The monsoon season has arrived, and right on schedule. Early July is when it predictably shows up, a function of moist, heated air flowing north from the Gulf of Mexico, Sea of Cortez and the Pacific. When that moist air rises along the flanks of the high mountains of New Mexico and Arizona, big thunderstorms are the result. We’ve been having some doozies lately, with boulders falling onto Hwy 68. One crushed a State Trooper car. Side canyons are flooding, which discolors the Rio Grande (and ruins the fishing). But rafters needn’t worry about the lightning that accompanies these storms, as it invariably strikes the rims of the canyon that encloses the river. Here’s a photo of a normally dry side canyon known as Petaca, that is flooding into the Rio Grande in the Orilla Verde section of the Rio Grande del Norte National Monument, just up the road from Pilar.
New signs are being put in place in the newly declared Rio Grande del Norte National Monument. Here’s a sign in the village of Pilar, directing drivers to the wonderful series of campsites that are found along the river in the Orilla Verde section of the Monument.

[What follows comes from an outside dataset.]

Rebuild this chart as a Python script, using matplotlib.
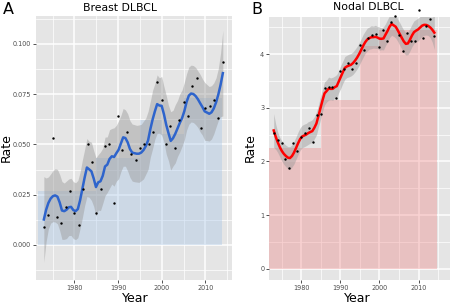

In conjunction with our partners at Santa Fe Mountain Adventures, we launched our 2014 season-opener this morning (the full-day Rio Grande Gorge trip) , with the Midgen family of California. This trip starts in the Orilla Verde section of the newly-declared Rio Grande del Norte National Monument, passes through the little village of Pilar and finishes with the Racecourse rapids. Their guide today is Britt Runyon. The high temp today will be 75 degrees, with water temp of 57 degrees. What a beautiful day!